> [DATA SECTION]
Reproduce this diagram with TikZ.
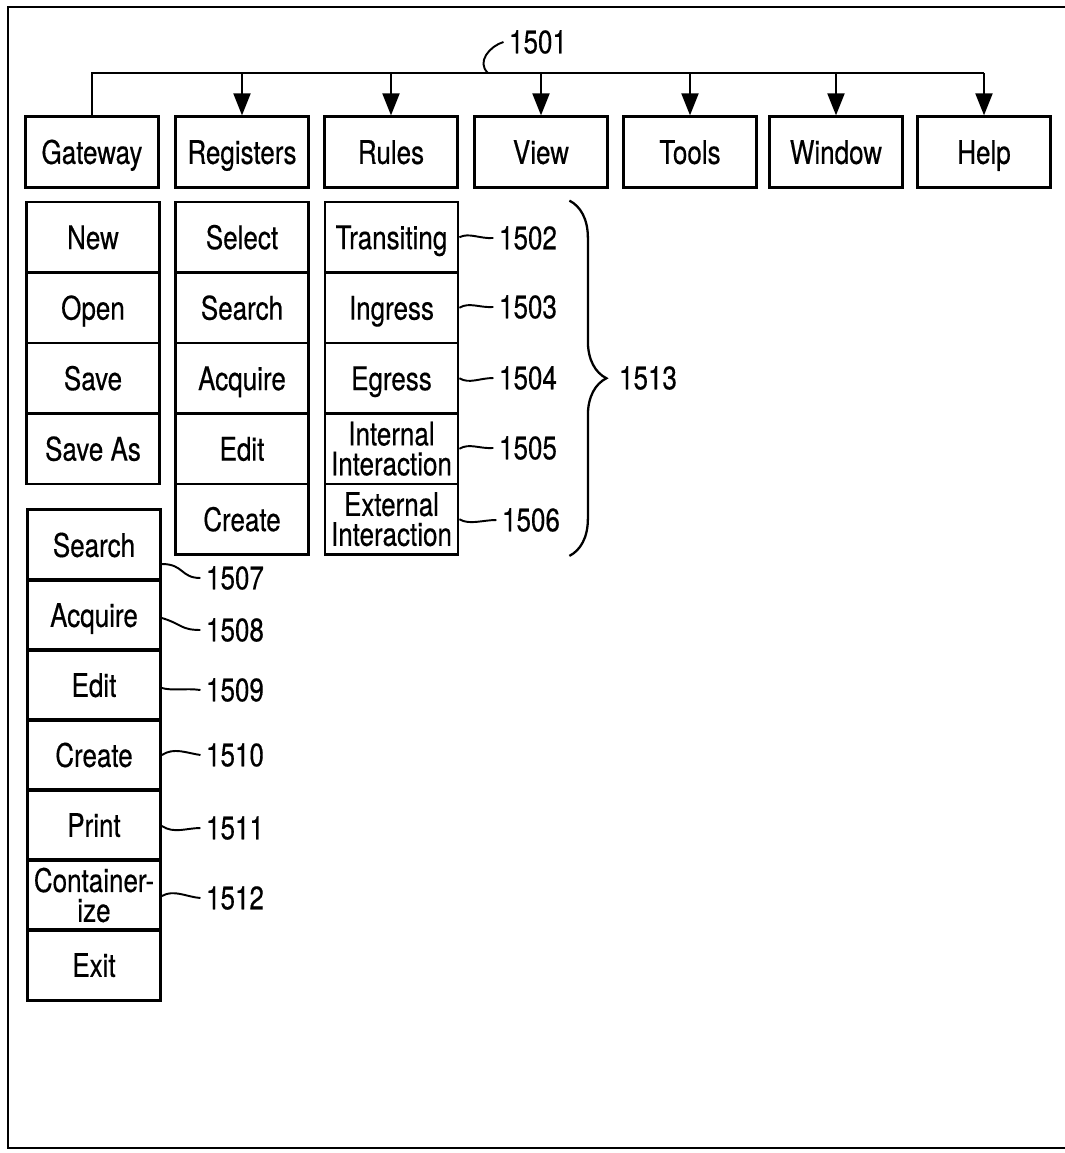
\documentclass[tikz,border=0pt]{standalone}
\usepackage{fontspec}
\setmainfont[FakeStretch=0.8,FakeBold=0.4]{TeX Gyre Heros}
\usepackage{tikz}
\usetikzlibrary{positioning,arrows.meta,calc}
\usetikzlibrary{decorations.pathreplacing}
\tikzset{
  menu/.style={draw=black, line width=1.6pt, minimum width=2.66cm, minimum height=1.41cm,
    inner sep=0pt, align=center, text height=13.5pt, text depth=0pt,
    font=\fontsize{18.5pt}{17pt}\selectfont},
  twoline/.style={menu, text height=, text depth=},
  refnum/.style={inner sep=3pt, font=\fontsize{18.5pt}{20pt}\selectfont},
  leader/.style={draw=black, line width=1.1pt},
  busline/.style={draw=black, line width=1.2pt},
  menuarrow/.style={draw=black, line width=1.2pt, -{Triangle[length=0.44cm,width=0.34cm]}},
  outerframe/.style={draw=black, line width=1.5pt},
  groupbrace/.style={draw=black, line width=1.3pt, decorate, decoration={brace, amplitude=0.74cm}}
}

\begin{document}
\begin{tikzpicture}[x=0.02cm,y=-0.02cm]
  \useasboundingbox (0,0) rectangle (1065,1153);
  \draw[outerframe] (1075,7) -- (8,7) -- (8,1148) -- (1075,1148);

  % menu bar
  \node[menu] (gateway) at (92,152) {Gateway};
  \node[menu] (registers) at (242,152) {Registers};
  \node[menu] (rules) at (391,152) {Rules};
  \node[menu] (view) at (541,152) {View};
  \node[menu] (tools) at (690,152) {Tools};
  \node[menu] (window) at (836,152) {Window};
  \node[menu] (help) at (984,152) {Help};

  \coordinate (bus) at (0,73);
  \draw[busline] (gateway.north) -- (gateway.north |- bus) -- (help.north |- bus);
  \draw[menuarrow] (registers.north |- bus) -- (registers.north);
  \draw[menuarrow] (rules.north |- bus) -- (rules.north);
  \draw[menuarrow] (view.north |- bus) -- (view.north);
  \draw[menuarrow] (tools.north |- bus) -- (tools.north);
  \draw[menuarrow] (window.north |- bus) -- (window.north);
  \draw[menuarrow] (help.north |- bus) -- (help.north);

  \node[refnum] (n1501) at (538,42) {1501};
  \coordinate (tap) at (488,73);
  \draw[leader] (n1501.west) .. controls (490,46) and (476,62) .. (tap);

  % gateway menu
  \node[menu] (new) at (93,237.25) {New};
  \node[menu] (open) at (93,307.75) {Open};
  \node[menu] (save) at (93,378.25) {Save};
  \node[menu] (saveas) at (93,448.75) {Save As};

  % registers menu
  \node[menu] (select) at (242,237.25) {Select};
  \node[menu] (rsearch) at (242,307.75) {Search};
  \node[menu] (racquire) at (242,378.25) {Acquire};
  \node[menu] (redit) at (242,448.75) {Edit};
  \node[menu] (rcreate) at (242,519.25) {Create};

  % rules menu
  \node[menu] (transiting) at (391.5,237.25) {Transiting};
  \node[menu] (ingress) at (391.5,307.75) {Ingress};
  \node[menu] (egress) at (391.5,378.25) {Egress};
  \node[twoline] (internal) at (391.5,448.75) {Internal\\Interaction};
  \node[twoline] (external) at (391.5,519.25) {External\\Interaction};

  \node[refnum] (n1502) at (528,238) {1502};
  \node[refnum] (n1503) at (528,307) {1503};
  \node[refnum] (n1504) at (528,378) {1504};
  \node[refnum] (n1505) at (528,448) {1505};
  \node[refnum] (n1506) at (531,520) {1506};
  \draw[leader] (transiting.east) .. controls +(10,-5) and +(-14,1) .. (n1502.west);
  \draw[leader] (ingress.east) .. controls +(10,-6) and +(-14,1) .. (n1503.west);
  \draw[leader] (egress.east) .. controls +(10,6) and +(-14,0) .. (n1504.west);
  \draw[leader] (internal.east) .. controls +(10,-6) and +(-14,1) .. (n1505.west);
  \draw[leader] (external.east) .. controls +(10,6) and +(-14,0) .. (n1506.west);

  \draw[groupbrace] ($(transiting.north east)+(110,0)$) -- ($(external.south east)+(110,0)$);
  \node[refnum] (n1513) at (648,378) {1513};

  % second gateway menu
  \node[menu] (gsearch) at (94,545) {Search};
  \node[menu] (gacquire) at (94,615) {Acquire};
  \node[menu] (gedit) at (94,685) {Edit};
  \node[menu] (gcreate) at (94,755) {Create};
  \node[menu] (gprint) at (94,825) {Print};
  \node[twoline] (gcont) at (94,895) {Container-\\ize};
  \node[menu] (gexit) at (94,965) {Exit};

  \node[refnum] (n1507) at (235,578) {1507};
  \node[refnum] (n1508) at (235,630) {1508};
  \node[refnum] (n1509) at (235,690) {1509};
  \node[refnum] (n1510) at (235,755) {1510};
  \node[refnum] (n1511) at (235,828) {1511};
  \node[refnum] (n1512) at (235,898) {1512};
  \draw[leader] ($(gsearch.east)+(0,19)$) .. controls +(22,0) and +(-20,0) .. (n1507.west);
  \draw[leader] ($(gacquire.east)+(0,3)$) .. controls +(20,6) and +(-20,0) .. (n1508.west);
  \draw[leader] ($(gedit.east)+(0,3)$) .. controls +(10,3) and +(-14,-2) .. (n1509.west);
  \draw[leader] (gcreate.east) .. controls +(12,-8) and +(-14,-2) .. (n1510.west);
  \draw[leader] ($(gprint.east)+(0,1)$) .. controls +(12,8) and +(-14,0) .. (n1511.west);
  \draw[leader] ($(gcont.east)+(0,1)$) .. controls +(12,-7) and +(-14,-1) .. (n1512.west);
\end{tikzpicture}
\end{document}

> [REQUEST]
Copy the material above in full and exactly, skipping pictures.

> [EXPECTED ANSWER]
Reproduce this diagram with TikZ.
\documentclass[tikz,border=0pt]{standalone}
\usepackage{fontspec}
\setmainfont[FakeStretch=0.8,FakeBold=0.4]{TeX Gyre Heros}
\usepackage{tikz}
\usetikzlibrary{positioning,arrows.meta,calc}
\usetikzlibrary{decorations.pathreplacing}
\tikzset{
  menu/.style={draw=black, line width=1.6pt, minimum width=2.66cm, minimum height=1.41cm,
    inner sep=0pt, align=center, text height=13.5pt, text depth=0pt,
    font=\fontsize{18.5pt}{17pt}\selectfont},
  twoline/.style={menu, text height=, text depth=},
  refnum/.style={inner sep=3pt, font=\fontsize{18.5pt}{20pt}\selectfont},
  leader/.style={draw=black, line width=1.1pt},
  busline/.style={draw=black, line width=1.2pt},
  menuarrow/.style={draw=black, line width=1.2pt, -{Triangle[length=0.44cm,width=0.34cm]}},
  outerframe/.style={draw=black, line width=1.5pt},
  groupbrace/.style={draw=black, line width=1.3pt, decorate, decoration={brace, amplitude=0.74cm}}
}

\begin{document}
\begin{tikzpicture}[x=0.02cm,y=-0.02cm]
  \useasboundingbox (0,0) rectangle (1065,1153);
  \draw[outerframe] (1075,7) -- (8,7) -- (8,1148) -- (1075,1148);

  % menu bar
  \node[menu] (gateway) at (92,152) {Gateway};
  \node[menu] (registers) at (242,152) {Registers};
  \node[menu] (rules) at (391,152) {Rules};
  \node[menu] (view) at (541,152) {View};
  \node[menu] (tools) at (690,152) {Tools};
  \node[menu] (window) at (836,152) {Window};
  \node[menu] (help) at (984,152) {Help};

  \coordinate (bus) at (0,73);
  \draw[busline] (gateway.north) -- (gateway.north |- bus) -- (help.north |- bus);
  \draw[menuarrow] (registers.north |- bus) -- (registers.north);
  \draw[menuarrow] (rules.north |- bus) -- (rules.north);
  \draw[menuarrow] (view.north |- bus) -- (view.north);
  \draw[menuarrow] (tools.north |- bus) -- (tools.north);
  \draw[menuarrow] (window.north |- bus) -- (window.north);
  \draw[menuarrow] (help.north |- bus) -- (help.north);

  \node[refnum] (n1501) at (538,42) {1501};
  \coordinate (tap) at (488,73);
  \draw[leader] (n1501.west) .. controls (490,46) and (476,62) .. (tap);

  % gateway menu
  \node[menu] (new) at (93,237.25) {New};
  \node[menu] (open) at (93,307.75) {Open};
  \node[menu] (save) at (93,378.25) {Save};
  \node[menu] (saveas) at (93,448.75) {Save As};

  % registers menu
  \node[menu] (select) at (242,237.25) {Select};
  \node[menu] (rsearch) at (242,307.75) {Search};
  \node[menu] (racquire) at (242,378.25) {Acquire};
  \node[menu] (redit) at (242,448.75) {Edit};
  \node[menu] (rcreate) at (242,519.25) {Create};

  % rules menu
  \node[menu] (transiting) at (391.5,237.25) {Transiting};
  \node[menu] (ingress) at (391.5,307.75) {Ingress};
  \node[menu] (egress) at (391.5,378.25) {Egress};
  \node[twoline] (internal) at (391.5,448.75) {Internal\\Interaction};
  \node[twoline] (external) at (391.5,519.25) {External\\Interaction};

  \node[refnum] (n1502) at (528,238) {1502};
  \node[refnum] (n1503) at (528,307) {1503};
  \node[refnum] (n1504) at (528,378) {1504};
  \node[refnum] (n1505) at (528,448) {1505};
  \node[refnum] (n1506) at (531,520) {1506};
  \draw[leader] (transiting.east) .. controls +(10,-5) and +(-14,1) .. (n1502.west);
  \draw[leader] (ingress.east) .. controls +(10,-6) and +(-14,1) .. (n1503.west);
  \draw[leader] (egress.east) .. controls +(10,6) and +(-14,0) .. (n1504.west);
  \draw[leader] (internal.east) .. controls +(10,-6) and +(-14,1) .. (n1505.west);
  \draw[leader] (external.east) .. controls +(10,6) and +(-14,0) .. (n1506.west);

  \draw[groupbrace] ($(transiting.north east)+(110,0)$) -- ($(external.south east)+(110,0)$);
  \node[refnum] (n1513) at (648,378) {1513};

  % second gateway menu
  \node[menu] (gsearch) at (94,545) {Search};
  \node[menu] (gacquire) at (94,615) {Acquire};
  \node[menu] (gedit) at (94,685) {Edit};
  \node[menu] (gcreate) at (94,755) {Create};
  \node[menu] (gprint) at (94,825) {Print};
  \node[twoline] (gcont) at (94,895) {Container-\\ize};
  \node[menu] (gexit) at (94,965) {Exit};

  \node[refnum] (n1507) at (235,578) {1507};
  \node[refnum] (n1508) at (235,630) {1508};
  \node[refnum] (n1509) at (235,690) {1509};
  \node[refnum] (n1510) at (235,755) {1510};
  \node[refnum] (n1511) at (235,828) {1511};
  \node[refnum] (n1512) at (235,898) {1512};
  \draw[leader] ($(gsearch.east)+(0,19)$) .. controls +(22,0) and +(-20,0) .. (n1507.west);
  \draw[leader] ($(gacquire.east)+(0,3)$) .. controls +(20,6) and +(-20,0) .. (n1508.west);
  \draw[leader] ($(gedit.east)+(0,3)$) .. controls +(10,3) and +(-14,-2) .. (n1509.west);
  \draw[leader] (gcreate.east) .. controls +(12,-8) and +(-14,-2) .. (n1510.west);
  \draw[leader] ($(gprint.east)+(0,1)$) .. controls +(12,8) and +(-14,0) .. (n1511.west);
  \draw[leader] ($(gcont.east)+(0,1)$) .. controls +(12,-7) and +(-14,-1) .. (n1512.west);
\end{tikzpicture}
\end{document}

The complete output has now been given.